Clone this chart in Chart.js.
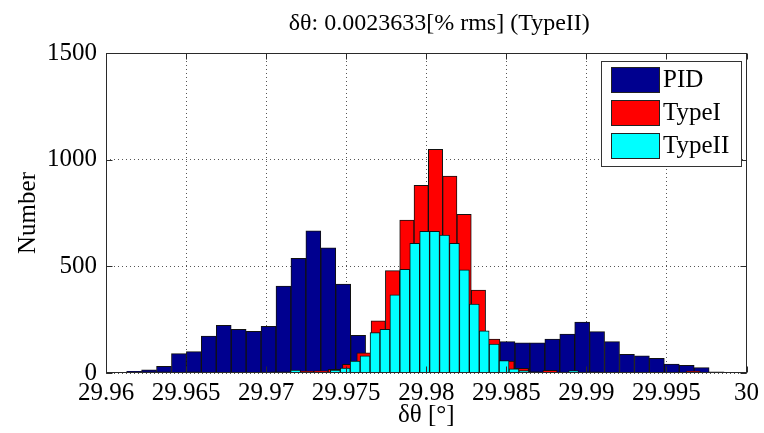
<!DOCTYPE html>
<html>
<head>
<meta charset="utf-8">
<script src="https://cdn.jsdelivr.net/npm/chart.js@4.4.1/dist/chart.umd.min.js"></script>
<style>
  html, body { margin: 0; padding: 0; background: #ffffff; }
  #wrap { width: 764px; height: 433px; }
</style>
</head>
<body>
<div id="wrap"><canvas id="c" width="764" height="433"></canvas></div>
<script>
// Histogram of the angle error, three controllers (40 bins each for PID / TypeI)
const pidStart = 29.96129, pidWidth = 0.0009327;
const pidCounts = [8, 15, 31, 91, 100, 173, 223, 205, 195, 219,
                   408, 538, 667, 587, 417, 177, 90, 70, 60, 55,
                   60, 70, 90, 120, 140, 147, 142, 142, 159, 183,
                   239, 194, 147, 87, 80, 69, 42, 36, 25, 5];

const type1Start = 29.96225, type1Width = 0.000894;
const type1Counts = [5, 5, 2, 5, 0, 2, 3, 2, 3, 5,
                     5, 8, 10, 17, 41, 95, 244, 480, 717, 880,
                     1049, 923, 744, 389, 159, 56, 22, 5, 12, 3,
                     3, 5, 2, 2, 2, 1, 2, 3, 8, 2];

const type2Start = 29.97153, type2Width = 0.00062;
const type2Counts = [14, 3, 2, 3, 14, 23, 56, 80, 189, 205,
                     367, 486, 608, 664, 664, 647, 608, 484, 323, 198,
                     136, 58, 20, 11, 5, 3, 3, 4, 11];

const xTicks = [29.96, 29.965, 29.97, 29.975, 29.98, 29.985, 29.99, 29.995, 30];
const yTicks = [0, 500, 1000, 1500];

const titleText = 'δθ: 0.0023633[% rms] (TypeII)';
const xTitle = 'δθ [°]';
const yTitle = 'Number';

const serif = "'Liberation Serif', 'Times New Roman', serif";

// one point per bin, placed at the bin centre
function binPoints(start, width, counts) {
  return counts.map((c, i) => ({ x: start + width * (i + 0.5), y: c }));
}

// bar thickness in pixels equal to one bin width on the x scale
function binThickness(width) {
  return (ctx) => {
    const s = ctx.chart.scales.x;
    if (!s) return 10;
    return Math.abs(s.getPixelForValue(s.min + width) - s.getPixelForValue(s.min));
  };
}

// the title sits over the plot area, nudged slightly right
const titleOverPlot = {
  id: 'titleOverPlot',
  afterLayout(chart) {
    const t = chart.titleBlock;
    if (!t) return;
    const a = chart.chartArea;
    t.left = a.left + 13;
    t.right = a.right + 13;
  }
};

// boxed legend in the upper-right corner of the plot area
const boxedLegend = {
  id: 'boxedLegend',
  afterDatasetsDraw(chart) {
    const { ctx, chartArea } = chart;
    const items = chart.data.datasets;
    ctx.save();
    ctx.font = '25px ' + serif;
    const sw = 48, sh = 25, gap = 4, rowH = 33, padL = 10, padR = 12, padY = 6;
    let tw = 0;
    items.forEach(d => { tw = Math.max(tw, ctx.measureText(d.label).width); });
    const w = Math.round(padL + sw + gap + tw + padR);
    const h = Math.round(padY * 2 + rowH * items.length - (rowH - sh) + 2);
    const left = Math.round(chartArea.right - 6 - w);
    const top = Math.round(chartArea.top + 8);
    ctx.fillStyle = '#ffffff';
    ctx.fillRect(left, top, w, h);
    ctx.strokeStyle = '#333333';
    ctx.lineWidth = 1;
    ctx.strokeRect(left + 0.5, top + 0.5, w, h);
    items.forEach((d, i) => {
      const y = top + padY + i * rowH;
      ctx.fillStyle = d.backgroundColor;
      ctx.fillRect(left + padL, y, sw, sh);
      ctx.strokeStyle = '#222222';
      ctx.strokeRect(left + padL + 0.5, y + 0.5, sw, sh);
      ctx.fillStyle = '#000000';
      ctx.textBaseline = 'middle';
      ctx.textAlign = 'left';
      ctx.fillText(d.label, left + padL + sw + gap, y + sh / 2 + 1);
    });
    ctx.restore();
  }
};

// solid frame round the plot with short inward tick marks
const plotFrame = {
  id: 'plotFrame',
  afterDatasetsDraw(chart) {
    const { ctx, chartArea: a, scales } = chart;
    ctx.save();
    ctx.strokeStyle = '#2a2a2a';
    ctx.lineWidth = 1;
    const L = Math.round(a.left) + 0.5, R = Math.round(a.right) - 0.5;
    const T = Math.round(a.top) + 0.5, B = Math.round(a.bottom) - 0.5;
    ctx.strokeRect(L, T, R - L, B - T);
    ctx.beginPath();
    scales.x.ticks.forEach((t) => {
      const px = Math.round(scales.x.getPixelForValue(t.value)) + 0.5;
      ctx.moveTo(px, B); ctx.lineTo(px, B - 6);
      ctx.moveTo(px, T); ctx.lineTo(px, T + 6);
    });
    scales.y.ticks.forEach((t) => {
      const py = Math.round(scales.y.getPixelForValue(t.value)) + 0.5;
      ctx.moveTo(L, py); ctx.lineTo(L + 6, py);
      ctx.moveTo(R, py); ctx.lineTo(R - 6, py);
    });
    ctx.stroke();
    ctx.restore();
  }
};

const barStyle = { borderColor: '#111111', borderWidth: 1, grouped: false };

new Chart(document.getElementById('c'), {
  type: 'bar',
  data: {
    datasets: [
      Object.assign({ label: 'PID', data: binPoints(pidStart, pidWidth, pidCounts),
        backgroundColor: '#00008F', order: 3, barThickness: binThickness(pidWidth) }, barStyle),
      Object.assign({ label: 'TypeI', data: binPoints(type1Start, type1Width, type1Counts),
        backgroundColor: '#FF0000', order: 2, barThickness: binThickness(type1Width) }, barStyle),
      Object.assign({ label: 'TypeII', data: binPoints(type2Start, type2Width, type2Counts),
        backgroundColor: '#00FFFF', order: 1, barThickness: binThickness(type2Width) }, barStyle)
    ]
  },
  options: {
    responsive: false,
    animation: false,
    events: [],
    layout: { padding: { left: 0, right: 16, top: 0, bottom: 0 } },
    plugins: {
      legend: { display: false },
      tooltip: { enabled: false },
      title: {
        display: true,
        text: titleText,
        color: '#000000',
        font: { family: serif, size: 24, weight: 'normal', lineHeight: 1.2 },
        padding: { top: 9, bottom: 15.2 }
      }
    },
    scales: {
      x: {
        type: 'linear',
        min: 29.96,
        max: 30,
        offset: false,
        afterBuildTicks: (s) => { s.ticks = xTicks.map(v => ({ value: v })); },
        afterFit: (s) => { s.height = 60; },
        ticks: {
          autoSkip: false,
          maxRotation: 0,
          padding: 5,
          color: '#000000',
          font: { family: serif, size: 25, lineHeight: 1.2 },
          callback: (v) => String(+Number(v).toFixed(3))
        },
        grid: { offset: false, drawTicks: false, color: '#555555', lineWidth: 1 },
        border: { display: false, dash: [1, 3] },
        title: {
          display: true,
          text: xTitle,
          color: '#000000',
          font: { family: serif, size: 25, lineHeight: 1.2 },
          padding: { top: 0, bottom: 3 }
        }
      },
      y: {
        min: 0,
        max: 1500,
        afterBuildTicks: (s) => { s.ticks = yTicks.map(v => ({ value: v })); },
        afterFit: (s) => { s.width = 106; },
        ticks: {
          padding: 9,
          color: '#000000',
          font: { family: serif, size: 25, lineHeight: 1.2 },
          callback: (v) => String(v)
        },
        grid: { drawTicks: false, color: '#555555', lineWidth: 1 },
        border: { display: false, dash: [1, 3] },
        title: {
          display: true,
          text: yTitle,
          color: '#000000',
          font: { family: serif, size: 25, lineHeight: 1.2 },
          padding: { top: 13, bottom: 0 }
        }
      }
    }
  },
  plugins: [titleOverPlot, plotFrame, boxedLegend]
});
</script>
</body>
</html>
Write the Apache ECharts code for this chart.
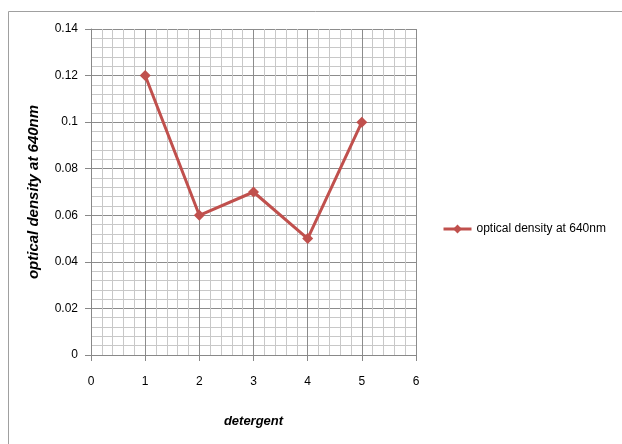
<!DOCTYPE html>
<html>
<head>
<meta charset="utf-8">
<script src="https://cdn.jsdelivr.net/npm/echarts@6/dist/echarts.min.js"></script>
<style>html,body{margin:0;padding:0;background:#fff;}#c{width:622px;height:444px;}</style>
</head>
<body>
<div id="c"></div>
<script>
var xValues = [1, 2, 3, 4, 5];
var yValues = [0.12, 0.06, 0.07, 0.05, 0.10];
var seriesName = 'optical density at 640nm';
var xTitle = 'detergent';
var yTitle = 'optical density at 640nm';

var chart = echarts.init(document.getElementById('c'), null, {renderer: 'canvas'});
var font = '"Liberation Sans", Arial, sans-serif';
chart.setOption({
  animation: false,
  backgroundColor: '#fff',
  graphic: [{
    type: 'rect', left: 6, top: 9, silent: true,
    shape: {x: 0, y: 0, width: 700, height: 500},
    style: {fill: 'none', stroke: '#a0a0a0', lineWidth: 1}
  }],
  grid: {left: 91, top: 29, width: 325, height: 326, containLabel: false},
  legend: {
    left: 442, top: 223, orient: 'vertical', padding: 0,
    itemWidth: 28, itemHeight: 11, itemGap: 4,
    lineStyle: {width: 3},
    textStyle: {fontFamily: font, fontSize: 12, color: '#000'},
    data: [seriesName]
  },
  xAxis: {
    type: 'value', min: 0, max: 6, interval: 1,
    name: xTitle, nameLocation: 'middle', nameGap: 60,
    nameTextStyle: {fontFamily: font, fontSize: 13, fontStyle: 'italic', fontWeight: 'bold', color: '#000'},
    axisLine: {show: true, onZero: false, lineStyle: {color: '#888', width: 1}},
    axisTick: {show: true, length: 6, lineStyle: {color: '#888'}},
    axisLabel: {margin: 21, fontFamily: font, fontSize: 12, color: '#000'},
    splitLine: {show: true, lineStyle: {color: '#8c8c8c', width: 1}},
    minorTick: {show: false, splitNumber: 5},
    minorSplitLine: {show: true, lineStyle: {color: '#c8c8c8', width: 1}}
  },
  yAxis: {
    type: 'value', min: 0, max: 0.14, interval: 0.02,
    name: yTitle, nameLocation: 'middle', nameGap: 50,
    nameTextStyle: {fontFamily: font, fontSize: 15, fontStyle: 'italic', fontWeight: 'bold', color: '#000'},
    axisLine: {show: true, lineStyle: {color: '#888', width: 1}},
    axisTick: {show: true, length: 6, lineStyle: {color: '#888'}},
    axisLabel: {margin: 13, fontFamily: font, fontSize: 12, color: '#000',
      formatter: function (v) { return String(parseFloat(v.toFixed(4))); }},
    splitLine: {show: true, lineStyle: {color: '#8c8c8c', width: 1}},
    minorTick: {show: false, splitNumber: 5},
    minorSplitLine: {show: true, lineStyle: {color: '#c8c8c8', width: 1}}
  },
  series: [{
    name: seriesName,
    type: 'line',
    data: xValues.map(function (x, i) { return [x, yValues[i]]; }),
    symbol: 'diamond', symbolSize: 11,
    lineStyle: {color: '#c0504d', width: 3},
    itemStyle: {color: '#c0504d'}
  }]
});
</script>
</body>
</html>
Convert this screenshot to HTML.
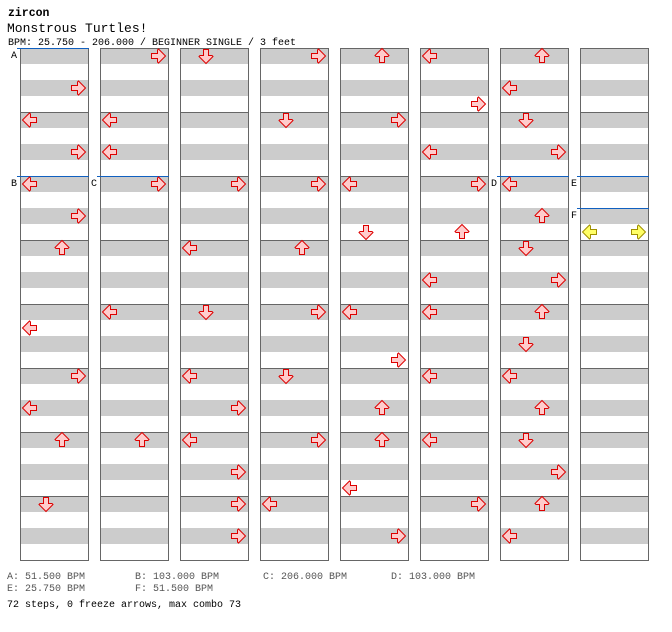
<!DOCTYPE html>
<html><head><meta charset="utf-8"><style>
body{margin:0;background:#fff;width:672px;height:632px;overflow:hidden}
svg{display:block}
text{font-family:"Liberation Mono",monospace}
</style></head><body>
<svg id="s" width="672" height="632" xmlns="http://www.w3.org/2000/svg">
<text x="8" y="16" font-size="11.5" font-weight="bold">zircon</text>
<text x="7" y="32" font-size="13">Monstrous Turtles!</text>
<text x="8" y="45" font-size="10">BPM: 25.750 - 206.000 / BEGINNER SINGLE / 3 feet</text>
<g font-size="10" fill="#555">
<text x="7" y="579">A: 51.500 BPM</text><text x="135" y="579">B: 103.000 BPM</text><text x="263" y="579">C: 206.000 BPM</text><text x="391" y="579">D: 103.000 BPM</text>
<text x="7" y="591">E: 25.750 BPM</text><text x="135" y="591">F: 51.500 BPM</text>
</g>
<text x="7" y="607" font-size="10">72 steps, 0 freeze arrows, max combo 73</text>
<g id="g"></g>
</svg>
<script>
var g=document.getElementById('g'),h='';
var cols=[
[[2,3],[4,0],[6,3],[8,0],[10,3],[12,2],[17,0],[20,3],[22,0],[24,2],[28,1]],
[[0,3],[4,0],[6,0],[8,3],[16,0],[24,2]],
[[0,1],[8,3],[12,0],[16,1],[20,0],[22,3],[24,0],[26,3],[28,3],[30,3]],
[[0,3],[4,1],[8,3],[12,2],[16,3],[20,1],[24,3],[28,0]],
[[0,2],[4,3],[8,0],[11,1],[16,0],[19,3],[22,2],[24,2],[27,0],[30,3]],
[[0,0],[3,3],[6,0],[8,3],[11,2],[14,0],[16,0],[20,0],[24,0],[28,3]],
[[0,2],[2,0],[4,1],[6,3],[8,0],[10,2],[12,1],[14,3],[16,2],[18,1],[20,0],[22,2],[24,1],[26,3],[28,2],[30,0]],
[[11,0,1],[11,3,1]]];
var rot=[0,270,90,180];
for(var c=0;c<8;c++){var x=20+80*c;
for(var r=0;r<32;r++){h+='<rect x="'+x+'" y="'+(48+16*r)+'" width="68" height="16" fill="'+(r%2?'#fff':'#ccc')+'"/>';}
for(var m=1;m<8;m++)h+='<line x1="'+x+'" x2="'+(x+68)+'" y1="'+(48.5+64*m)+'" y2="'+(48.5+64*m)+'" stroke="#666"/>';
h+='<rect x="'+(x+0.5)+'" y="48.5" width="68" height="512" fill="none" stroke="#666"/>';}
function bpm(c,y,l){var x=20+80*c;h+='<line x1="'+(x-3)+'" x2="'+(x+69)+'" y1="'+(y+0.5)+'" y2="'+(y+0.5)+'" stroke="#1060c0"/><text x="'+(x-9)+'" y="'+(y+10)+'" font-size="10">'+l+'</text>';}
bpm(0,48,'A');bpm(0,176,'B');bpm(1,176,'C');bpm(6,176,'D');bpm(7,176,'E');bpm(7,208,'F');
for(var c=0;c<8;c++)cols[c].forEach(function(a){var x=22+80*c+16*a[1],y=48+16*a[0];
var f=a[2]?'#ffff66':'#ffcccc',s=a[2]?'#a09000':'#dd0000';
h+='<g transform="translate('+x+','+y+') rotate('+rot[a[1]]+',8,8)"><polygon points="0.5,8 7.5,1 8.5,2 8.5,5.5 14.5,5.5 14.5,10.5 8.5,10.5 8.5,14 7.5,15" fill="'+f+'" stroke="'+s+'" stroke-width="1"/></g>';});
g.innerHTML=h;
</script>
</body></html>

• • • • • • •

• Instruction:
Copy each line of the records above that carries the word "this".

• Reply to the task:
Clone this chart in Chart.js.
Write the Apache ECharts code for this chart.
Convert this screenshot to HTML.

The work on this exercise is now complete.